Zie de bijlage (tabel B4) voor de beschrijving van de variabelen die zijn gebruikt in de uiteindelijke analyse, inclusief verschillende andere variabelen zoals het aandeel van de vrouw in het gezinsinkomen, etniciteit en de belangrijkste bronnen van inkomsten. De hieronder gerapporteerde resultaten voor wat betreft de onderwijsverschillen bleven bestaan wanneer voor deze variabelen werd gecontroleerd.
Methode
Er is gebruikt gemaakt van discrete-tijd-logistische-regressiemodellen (survivalanalyses; Blossfeld en Rohwer, 2002) om de kans te schatten dat samenwonende paren gaan trouwen, paren hun eerste kind krijgen en paren uit elkaar gaan. Er is gecontroleerd voor demografische (burgerlijke staat, wel/geen gezamenlijk(e) kind(eren)), sociaaleconomische (opleidingsniveau, inkomen) en overige achtergrondvariabelen (leeftijd bij begin relatie, leeftijdsverschil, wel/niet studerend). In aanvullende modellen is ook gecontroleerd voor verschillende andere factoren, zoals het aandeel van de vrouw in het gezinsinkomen, migratieachtergrond of meer gedetailleerde informatie over de belangrijkste bron van inkomsten. Dit heeft echter niet geleid tot een wezenlijke verandering van de resultaten wat betreft de onderwijsgradiënt.

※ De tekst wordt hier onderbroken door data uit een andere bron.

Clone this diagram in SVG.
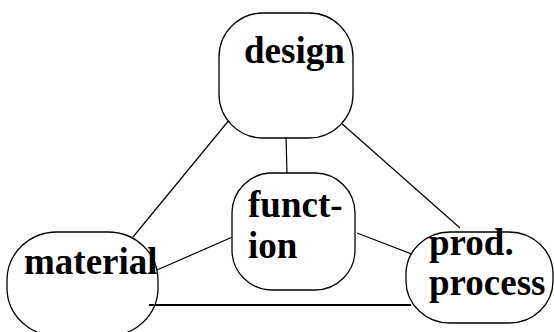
<svg xmlns="http://www.w3.org/2000/svg" width="554" height="332" viewBox="0 0 554 332">
  <style>
    .box { fill: #fff; stroke: #000; stroke-width: 1.3; }
    .lbl { font-family: "Liberation Serif", "Times New Roman", serif; font-weight: bold; font-size: 37px; fill: #000; }
    .link { stroke: #000; stroke-width: 1.2; fill: none; }
    .thick { stroke: #000; stroke-width: 2.2; fill: none; }
  </style>
  <rect width="554" height="332" fill="#fff"/>

  <g id="connectors">
    <line class="link" x1="230" y1="119" x2="133" y2="237"/>
    <line class="link" x1="286" y1="135" x2="287" y2="174"/>
    <line class="link" x1="340" y1="122" x2="460" y2="228"/>
    <line class="link" x1="237" y1="235" x2="157" y2="270"/>
    <line class="link" x1="357" y1="233" x2="422" y2="258"/>
  </g>

  <g id="design">
    <rect class="box" x="219" y="13" width="134" height="125" rx="44" ry="44"/>
    <text class="lbl" x="244" y="63">design</text>
  </g>

  <g id="function">
    <rect class="box" x="232" y="173" width="123" height="117" rx="40" ry="40"/>
    <text class="lbl" x="248" y="217">funct-</text>
    <text class="lbl" x="248" y="258">ion</text>
  </g>

  <g id="material">
    <rect class="box" x="7" y="232" width="151" height="104" rx="50" ry="48"/>
    <text class="lbl" x="24" y="274">material</text>
  </g>

  <g id="prod-process">
    <rect class="box" x="406" y="232" width="147" height="91" rx="44" ry="42"/>
    <text class="lbl" x="429" y="255">prod.</text>
    <text class="lbl" x="429" y="295">process</text>
  </g>

  <g id="base-line">
    <line class="thick" x1="149" y1="305" x2="411" y2="305"/>
  </g>
</svg>
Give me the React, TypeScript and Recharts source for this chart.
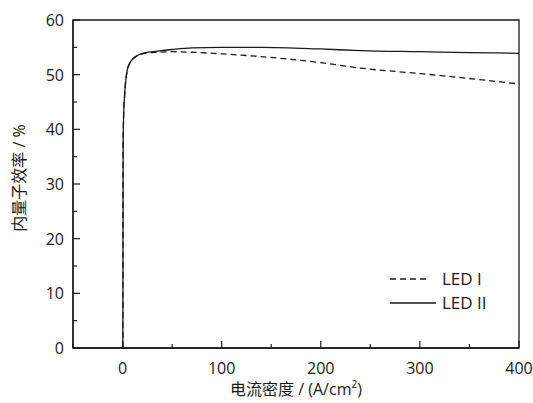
import { LineChart, Line, XAxis, YAxis, ReferenceArea, Label } from 'recharts';

const currentDensity = [0.3, 0.6, 1, 2, 3, 4.7, 7, 11, 16, 22, 35, 50, 70, 100, 140, 200, 240, 300, 350, 400];
const led1 = [0, 38, 42, 46, 48.5, 50.8, 52, 53, 53.5, 53.9, 54.1, 54.2, 54.1, 53.8, 53.3, 52.2, 51.2, 50.2, 49.3, 48.3];
const led2 = [0, 38, 42, 46, 48.5, 50.8, 52, 53, 53.6, 54, 54.3, 54.6, 54.9, 55.0, 55.0, 54.7, 54.4, 54.2, 54.05, 53.9];

const xTicks = [-50, 0, 50, 100, 150, 200, 250, 300, 350, 400];
const yTicks = [0, 5, 10, 15, 20, 25, 30, 35, 40, 45, 50, 55, 60];

const data = currentDensity.map((x, i) => ({ x, led1: led1[i], led2: led2[i] }));

const INK = '#1a1a1a';
const FONT = "'Open Sans', 'Noto Sans CJK SC', sans-serif";

const XTick = (props: any) => {
  const { x, y, payload } = props;
  const major = payload.value % 100 === 0;
  return (
    <g>
      <line x1={x} x2={x} y1={y} y2={y - (major ? 7 : 4)} stroke={INK} strokeWidth={1.2} />
      {major && (
        <text x={x} y={y + 26} textAnchor="middle" fontSize={16} fontFamily={FONT} fill={INK}>
          {payload.value}
        </text>
      )}
    </g>
  );
};

const YTick = (props: any) => {
  const { x, y, payload } = props;
  const major = payload.value % 10 === 0;
  return (
    <g>
      <line x1={x} x2={x + (major ? 7 : 4)} y1={y} y2={y} stroke={INK} strokeWidth={1.2} />
      {major && (
        <text x={x - 9} y={y + 6} textAnchor="end" fontSize={16} fontFamily={FONT} fill={INK}>
          {payload.value}
        </text>
      )}
    </g>
  );
};

// legend drawn on top of the chart so it takes no layout space
const LegendBox = () => (
  <svg width={130} height={50} style={{ position: 'absolute', left: 388, top: 265 }}>
    <line x1={2} x2={40} y1={14} y2={14} stroke={INK} strokeWidth={1.3} strokeDasharray="6 4" />
    <text x={54} y={20} fontSize={17} fontFamily={FONT} fill={INK}>LED I</text>
    <line x1={2} x2={48} y1={38} y2={38} stroke={INK} strokeWidth={1.3} />
    <text x={54} y={44} fontSize={17} fontFamily={FONT} fill={INK}>LED II</text>
  </svg>
);

export default function App() {
  return (
    <div style={{ position: 'absolute', left: 0, top: 0, width: 533, height: 403, background: '#fff' }}>
      <LineChart width={533} height={403} data={data} margin={{ top: 20, right: 14, bottom: 0, left: 0 }}>
        <XAxis
          dataKey="x"
          type="number"
          domain={[-50, 400]}
          ticks={xTicks}
          height={55}
          tickSize={0}
          tickMargin={0}
          tickLine={false}
          tick={<XTick />}
          axisLine={{ stroke: INK, strokeWidth: 1.3 }}
          allowDataOverflow
        >
          <Label
            content={() => (
              <text x={296} y={395} textAnchor="middle" fontSize={16} fontFamily={FONT} fill={INK}>
                电流密度 / (A/cm<tspan dy={-7} fontSize={10}>2</tspan>
                <tspan dy={7}>)</tspan>
              </text>
            )}
          />
        </XAxis>
        <YAxis
          type="number"
          domain={[0, 60]}
          ticks={yTicks}
          width={73}
          tickSize={0}
          tickMargin={0}
          tickLine={false}
          tick={<YTick />}
          axisLine={{ stroke: INK, strokeWidth: 1.3 }}
          allowDataOverflow
        >
          <Label
            content={() => (
              <text
                x={25}
                y={178}
                transform="rotate(-90 25 178)"
                textAnchor="middle"
                fontSize={16}
                fontFamily={FONT}
                fill={INK}
              >
                内量子效率 / %
              </text>
            )}
          />
        </YAxis>
        <ReferenceArea x1={-50} x2={400} y1={0} y2={60} fill="none" fillOpacity={0} stroke={INK} strokeWidth={1.3} />
        <Line
          dataKey="led1"
          type="monotone"
          stroke={INK}
          strokeWidth={1.3}
          strokeDasharray="6 4"
          dot={false}
          isAnimationActive={false}
        />
        <Line dataKey="led2" type="monotone" stroke={INK} strokeWidth={1.3} dot={false} isAnimationActive={false} />
      </LineChart>
      <LegendBox />
    </div>
  );
}
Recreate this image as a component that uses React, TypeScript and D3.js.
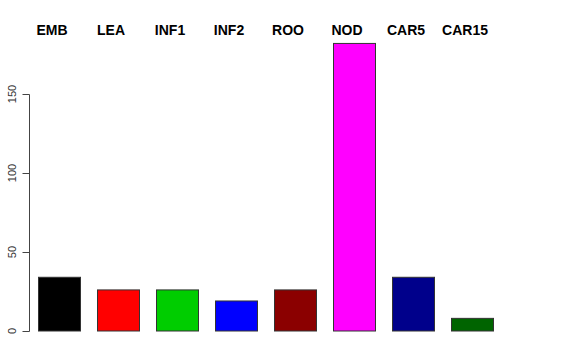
import React from "react";
import * as d3 from "d3";

const categories = ["EMB", "LEA", "INF1", "INF2", "ROO", "NOD", "CAR5", "CAR15"];
const values = [34, 26, 26, 19, 26, 182, 34, 8];
const colors = ["#000000", "#FF0000", "#00CD00", "#0000FF", "#8B0000", "#FF00FF", "#00008B", "#006400"];
const yTicks = [0, 50, 100, 150];

const W = 576;
const H = 360;

export default function App() {
  const x = d3
    .scaleBand<string>()
    .domain(categories)
    .range([38.5, 493.5])
    .paddingInner(17 / 59)
    .paddingOuter(0);
  const y = d3.scaleLinear().domain([0, 150]).range([331, 94]);
  const axisX = 29.5;
  const font = "'Liberation Sans', Arial, Helvetica, sans-serif";

  return (
    <svg
      width={W}
      height={H}
      style={{ position: "absolute", left: 0, top: 0, background: "#fff" }}
    >
      {categories.map((c, i) => (
        <rect
          key={c}
          x={x(c)}
          y={y(values[i])}
          width={x.bandwidth()}
          height={y(0) - y(values[i])}
          fill={colors[i]}
          stroke="#333"
          strokeWidth={1}
        />
      ))}
      {categories.map((c) => (
        <text
          key={"l" + c}
          x={(x(c) as number) + x.bandwidth() / 2 - 7.5}
          y={34.5}
          textAnchor="middle"
          fontFamily={font}
          fontWeight="bold"
          fontSize={14}
          fill="#000"
        >
          {c}
        </text>
      ))}
      <line
        x1={axisX}
        x2={axisX}
        y1={y(0) + 0.5}
        y2={y(150) + 0.5}
        stroke="#444"
        strokeWidth={1}
      />
      {yTicks.map((t) => (
        <g key={t}>
          <line
            x1={axisX - 7}
            x2={axisX}
            y1={Math.round(y(t)) + 0.5}
            y2={Math.round(y(t)) + 0.5}
            stroke="#444"
            strokeWidth={1}
          />
          <text
            transform={`translate(15.5,${y(t)}) rotate(-90)`}
            textAnchor="middle"
            fontFamily={font}
            fontSize={11}
            fill="#333"
          >
            {t}
          </text>
        </g>
      ))}
    </svg>
  );
}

Aangezien duureffecten werden verwacht, wat betekent dat de kans op een overgang in opeenvolgende jaren niet gelijk zal zijn, zijn zogenaamde piecewise-constant-hazard-modellen geschat en is gebruik gemaakt van tijdsintervallen van een jaar met 1 september als peildatum. Deze specifieke datum is gekozen omdat het de referentiedatum is van de inkomens- en andere sociaaleconomische variabelen. Zo loopt jaar 0 van 1 september 1999 tot 31 augustus 2000, jaar 1 van 1 september 2000 tot 31 augustus 2001, enz. De dataset heeft een persoon-periode structuur; elk record vertegenwoordigt een jaar van een intacte samenwoonrelatie (gehuwd of ongehuwd) meteen maximum van 15.
Zodra het paar samenwoont, is de kans geschat op een huwelijk (voor alleen ongehuwde stellen, analyse 1), een eerste kind (voor kinderloze stellen, analyse 2) en (echt)scheiding,analyse 3). Aan het einde van het jaar t van observatie wordt de waarneming gekoppeld aan de waarde (1) als de specifieke gebeurtenis plaatsvond en de waarde (0) indien niet.Als de gebeurtenis niet heeft plaatsgevonden, wordt het stel geobserveerd op jaar t + 1. Dit proces gaat door totdat huwelijk, eerste geboorte of relatieontbinding plaatsvindt,of tot het eind van het analysevenster (op 31 december 2014). Een zeer klein deel van de stellen wordt rechts gecensureerd. Dat betekent dat de observatie van de stellen die meededen in de analyses gecontinueerd wordt tot het moment dat ze emigreerden of één van de twee partners overleed.